A few years ago, neuroscientist Antonio Damasio made this discovery while studying people with damaged emotional centers of the brain. The subjects, beyond not being able to feel emotions, seemed normal except for one commonality: They all could not make a decision. He found that at the point of a decision, emotion came in to play as the most important marker to determine the outcome.

Now think about how we are taught to network. We are crazy about personal statistics - which trigger almost no emotion.

Starting to delete "what" questions from your networking vocabulary can do wonders in becoming an authentic networker. Asking "Why?" expands our minds and taps into emotions.

Starting to ask questions like "Why do you believe in your company?" "Why do you do what you do?" Or "Why do you hire the people you do?" can be powerful.

"Why" questions tap into peoples' emotions - the same emotions that will inevitably make the decision whether to continue the networking relationship with you or not.

2. Stop Pretending and Start "Being"

Many people approach networking with walls up and fears running rampant, so they end up walking into a room for food and then walking out. This is exactly what it looks like to pretend, or to act the part of a professional networker. You walk into the room and feel like an imposter, like someone is going to find out all of the parts of your life that make you the most uncomfortable. So, we often bail.

Improvisation work offers us some amazing insights when it comes to the world of networking. Much of the fear we all carry about networking is about the unknown. "What's going to happen if I don't know the answer to the question?" or "what do I do if the conversation switches to a topic I have no knowledge about?"

We have an incredible and often suffocating need for control over our answers to these types of questions, but research suggests that when we allow our brains to be free to try and make mistakes in the moment, we actually become more creative and more compelling. And who wouldn't like that?

The first rule of improv work offers us a good deal of practical wisdom:

"Say yes, and..."

When someone asks you a question to which you have no answer for, simply take in the question, say yes to it, take a moment to think, and give it your best shot. Saying "yes, and..." allows you to be open to the conversation rather than keeping your tight grip on it.

3. Be a Giver, Not a Taker

Traditional networking encourages people to be what Wharton School management scholar Adam Grant describes as "takers," or people who approach networking based on the prevailing notion of taking as much value as possible from a relationship.

But research actually suggests that "givers" - or those having a prevailing, authentic desire to help others with no expectations of reward cultivate more powerful networks. Why? Grant found it's because that when givers form networks, "...they expand the pie so that everyone can get a larger slice."

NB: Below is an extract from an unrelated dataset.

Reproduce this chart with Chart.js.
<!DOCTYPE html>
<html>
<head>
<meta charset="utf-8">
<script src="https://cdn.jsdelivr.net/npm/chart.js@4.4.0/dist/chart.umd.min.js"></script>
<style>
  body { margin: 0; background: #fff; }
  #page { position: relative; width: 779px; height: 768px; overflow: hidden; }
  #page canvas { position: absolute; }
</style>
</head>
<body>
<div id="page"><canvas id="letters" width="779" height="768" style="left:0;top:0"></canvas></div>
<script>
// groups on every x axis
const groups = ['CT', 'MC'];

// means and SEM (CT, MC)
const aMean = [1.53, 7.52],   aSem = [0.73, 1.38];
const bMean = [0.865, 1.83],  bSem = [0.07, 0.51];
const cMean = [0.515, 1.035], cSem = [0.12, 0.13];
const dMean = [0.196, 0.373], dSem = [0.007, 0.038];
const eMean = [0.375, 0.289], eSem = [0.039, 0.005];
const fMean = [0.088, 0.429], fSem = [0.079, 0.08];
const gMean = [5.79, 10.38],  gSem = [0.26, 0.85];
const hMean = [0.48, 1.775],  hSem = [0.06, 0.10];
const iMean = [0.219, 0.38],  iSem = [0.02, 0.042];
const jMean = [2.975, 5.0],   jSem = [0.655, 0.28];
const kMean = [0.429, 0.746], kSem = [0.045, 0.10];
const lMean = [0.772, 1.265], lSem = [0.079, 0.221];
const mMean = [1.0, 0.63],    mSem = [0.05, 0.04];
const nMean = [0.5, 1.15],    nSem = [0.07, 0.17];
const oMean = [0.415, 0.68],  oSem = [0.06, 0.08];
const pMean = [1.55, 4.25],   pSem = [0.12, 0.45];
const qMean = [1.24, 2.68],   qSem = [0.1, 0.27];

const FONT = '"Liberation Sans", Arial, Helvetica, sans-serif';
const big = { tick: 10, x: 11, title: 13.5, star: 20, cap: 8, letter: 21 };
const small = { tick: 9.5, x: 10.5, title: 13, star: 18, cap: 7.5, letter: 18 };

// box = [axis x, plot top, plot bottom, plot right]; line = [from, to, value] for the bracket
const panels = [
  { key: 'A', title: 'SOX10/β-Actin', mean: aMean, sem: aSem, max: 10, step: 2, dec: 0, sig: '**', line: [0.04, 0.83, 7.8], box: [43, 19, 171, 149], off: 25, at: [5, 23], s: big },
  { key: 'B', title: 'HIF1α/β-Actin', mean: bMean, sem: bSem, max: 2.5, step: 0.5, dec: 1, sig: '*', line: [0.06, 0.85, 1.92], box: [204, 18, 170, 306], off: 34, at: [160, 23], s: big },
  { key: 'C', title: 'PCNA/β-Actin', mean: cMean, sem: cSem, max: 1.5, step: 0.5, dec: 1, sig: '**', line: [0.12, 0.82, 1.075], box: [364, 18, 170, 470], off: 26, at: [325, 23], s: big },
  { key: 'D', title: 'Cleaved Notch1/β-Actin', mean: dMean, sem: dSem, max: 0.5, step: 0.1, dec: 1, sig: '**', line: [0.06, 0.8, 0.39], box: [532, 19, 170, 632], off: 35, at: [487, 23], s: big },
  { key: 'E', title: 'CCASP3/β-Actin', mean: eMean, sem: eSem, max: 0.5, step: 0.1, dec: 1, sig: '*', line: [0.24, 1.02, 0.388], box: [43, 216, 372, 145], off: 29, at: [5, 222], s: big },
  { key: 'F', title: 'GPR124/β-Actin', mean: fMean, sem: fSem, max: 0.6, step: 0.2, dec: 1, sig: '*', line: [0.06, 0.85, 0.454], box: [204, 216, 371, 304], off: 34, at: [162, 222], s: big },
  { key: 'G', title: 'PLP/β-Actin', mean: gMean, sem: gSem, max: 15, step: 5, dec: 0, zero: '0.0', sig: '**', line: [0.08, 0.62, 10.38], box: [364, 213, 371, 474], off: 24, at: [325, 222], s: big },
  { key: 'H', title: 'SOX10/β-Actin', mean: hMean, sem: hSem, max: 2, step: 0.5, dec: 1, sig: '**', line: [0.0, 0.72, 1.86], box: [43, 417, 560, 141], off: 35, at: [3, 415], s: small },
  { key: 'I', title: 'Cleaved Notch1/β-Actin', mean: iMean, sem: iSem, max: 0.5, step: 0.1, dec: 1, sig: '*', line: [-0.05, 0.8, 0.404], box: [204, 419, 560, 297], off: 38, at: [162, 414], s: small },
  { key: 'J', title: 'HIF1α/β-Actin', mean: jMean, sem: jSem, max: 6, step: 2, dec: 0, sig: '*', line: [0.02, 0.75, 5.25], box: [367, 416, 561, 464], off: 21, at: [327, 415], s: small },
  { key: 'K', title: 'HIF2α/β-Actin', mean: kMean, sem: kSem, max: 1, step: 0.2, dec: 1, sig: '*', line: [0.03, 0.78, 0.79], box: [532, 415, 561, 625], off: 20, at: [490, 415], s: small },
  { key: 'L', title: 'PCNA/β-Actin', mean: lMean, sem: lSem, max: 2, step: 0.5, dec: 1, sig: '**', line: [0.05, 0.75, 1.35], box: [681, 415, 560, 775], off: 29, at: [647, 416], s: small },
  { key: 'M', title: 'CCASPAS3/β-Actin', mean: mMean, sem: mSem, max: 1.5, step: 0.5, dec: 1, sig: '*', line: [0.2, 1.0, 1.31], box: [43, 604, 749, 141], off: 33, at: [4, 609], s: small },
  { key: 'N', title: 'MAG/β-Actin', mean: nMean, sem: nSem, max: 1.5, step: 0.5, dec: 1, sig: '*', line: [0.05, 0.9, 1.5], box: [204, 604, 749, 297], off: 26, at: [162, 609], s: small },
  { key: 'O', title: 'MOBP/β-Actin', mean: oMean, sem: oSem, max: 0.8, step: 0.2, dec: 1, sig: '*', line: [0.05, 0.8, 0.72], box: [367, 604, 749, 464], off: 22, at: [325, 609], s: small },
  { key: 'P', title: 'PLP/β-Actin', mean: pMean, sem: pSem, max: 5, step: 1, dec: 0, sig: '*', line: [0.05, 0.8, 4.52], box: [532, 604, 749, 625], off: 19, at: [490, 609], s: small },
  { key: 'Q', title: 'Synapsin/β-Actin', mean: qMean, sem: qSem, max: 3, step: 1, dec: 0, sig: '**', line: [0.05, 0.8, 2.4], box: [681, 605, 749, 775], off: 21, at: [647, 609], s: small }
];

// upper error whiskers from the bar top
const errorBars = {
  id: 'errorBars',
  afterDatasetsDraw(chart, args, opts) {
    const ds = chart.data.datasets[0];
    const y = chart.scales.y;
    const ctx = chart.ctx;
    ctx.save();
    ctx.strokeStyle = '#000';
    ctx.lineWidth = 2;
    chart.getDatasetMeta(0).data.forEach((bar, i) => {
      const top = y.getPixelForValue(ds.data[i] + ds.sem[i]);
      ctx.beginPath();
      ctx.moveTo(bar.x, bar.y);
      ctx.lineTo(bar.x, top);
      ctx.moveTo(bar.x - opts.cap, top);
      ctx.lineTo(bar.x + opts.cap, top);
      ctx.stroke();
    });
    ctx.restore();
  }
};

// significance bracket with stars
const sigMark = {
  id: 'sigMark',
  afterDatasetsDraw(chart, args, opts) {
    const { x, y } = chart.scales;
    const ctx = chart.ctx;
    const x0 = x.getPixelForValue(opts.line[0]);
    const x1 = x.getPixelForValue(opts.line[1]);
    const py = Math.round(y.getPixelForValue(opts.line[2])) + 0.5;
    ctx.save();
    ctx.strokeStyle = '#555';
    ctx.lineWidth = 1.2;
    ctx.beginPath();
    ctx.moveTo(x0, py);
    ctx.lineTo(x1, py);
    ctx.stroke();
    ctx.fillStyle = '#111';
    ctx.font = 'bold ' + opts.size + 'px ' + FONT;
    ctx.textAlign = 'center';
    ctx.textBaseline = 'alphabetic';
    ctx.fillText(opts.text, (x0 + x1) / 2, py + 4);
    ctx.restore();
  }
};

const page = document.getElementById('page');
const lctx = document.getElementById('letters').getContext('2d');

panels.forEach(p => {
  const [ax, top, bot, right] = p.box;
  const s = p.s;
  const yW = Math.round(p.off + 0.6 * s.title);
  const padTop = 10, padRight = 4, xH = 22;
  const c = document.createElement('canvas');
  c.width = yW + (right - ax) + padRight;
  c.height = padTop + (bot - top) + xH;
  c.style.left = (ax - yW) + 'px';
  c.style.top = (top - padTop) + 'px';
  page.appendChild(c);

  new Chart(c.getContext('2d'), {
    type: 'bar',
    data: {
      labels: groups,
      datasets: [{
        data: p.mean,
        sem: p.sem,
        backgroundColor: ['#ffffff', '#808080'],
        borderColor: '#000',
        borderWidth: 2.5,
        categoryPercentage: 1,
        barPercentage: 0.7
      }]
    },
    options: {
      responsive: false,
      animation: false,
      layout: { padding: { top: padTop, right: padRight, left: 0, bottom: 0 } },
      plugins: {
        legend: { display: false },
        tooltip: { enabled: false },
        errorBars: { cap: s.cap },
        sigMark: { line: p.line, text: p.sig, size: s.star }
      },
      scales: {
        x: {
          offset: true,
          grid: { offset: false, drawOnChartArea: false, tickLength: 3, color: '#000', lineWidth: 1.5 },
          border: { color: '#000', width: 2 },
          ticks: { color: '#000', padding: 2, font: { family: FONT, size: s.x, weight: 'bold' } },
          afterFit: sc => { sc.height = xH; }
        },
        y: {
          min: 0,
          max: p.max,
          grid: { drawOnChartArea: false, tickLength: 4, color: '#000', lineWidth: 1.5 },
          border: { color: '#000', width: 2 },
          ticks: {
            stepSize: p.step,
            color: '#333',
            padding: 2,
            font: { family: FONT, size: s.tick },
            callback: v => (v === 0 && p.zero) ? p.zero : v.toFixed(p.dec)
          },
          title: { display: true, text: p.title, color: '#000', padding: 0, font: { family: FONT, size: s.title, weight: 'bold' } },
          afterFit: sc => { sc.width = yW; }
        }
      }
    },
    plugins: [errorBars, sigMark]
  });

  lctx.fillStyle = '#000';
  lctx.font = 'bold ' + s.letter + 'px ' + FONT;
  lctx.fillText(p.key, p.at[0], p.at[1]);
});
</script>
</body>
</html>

In fact, research found that when a person in a network is a selfless giver, it can be contagious. Giving behavior prompts more giving behavior - which ultimately benefits everyone in the network.

So instead of starting with, "Do you have any job openings?" you could start with, "Is there any way I can help you?" Not only might you grow a more powerful network, but research also suggests that giving may make you happier.

4. Be Okay with Being Imperfect

Traditional networking tells us to check our unique, perfectly designed stories at the door, and we find ourselves at the latest networking opportunity feeling like a fraud.

Research has consistently found that we don't help others because they're already perfect. We help others because we can relate to them.

Your story has incredible value in forming connections, and authentic living and networking means consistently being your whole, imperfect self. Showing up with your full story - with all the challenges and opportunities included.

Approaching networking as a means to an end is not a good strategy to achieving your end goal. Seeing networking as an opportunity to learn and to give generously makes the experience foundationally solid and more importantly - authentic.

So ask why, be you, give, and learn to be comfortable with who you are. Your new connections will thank you.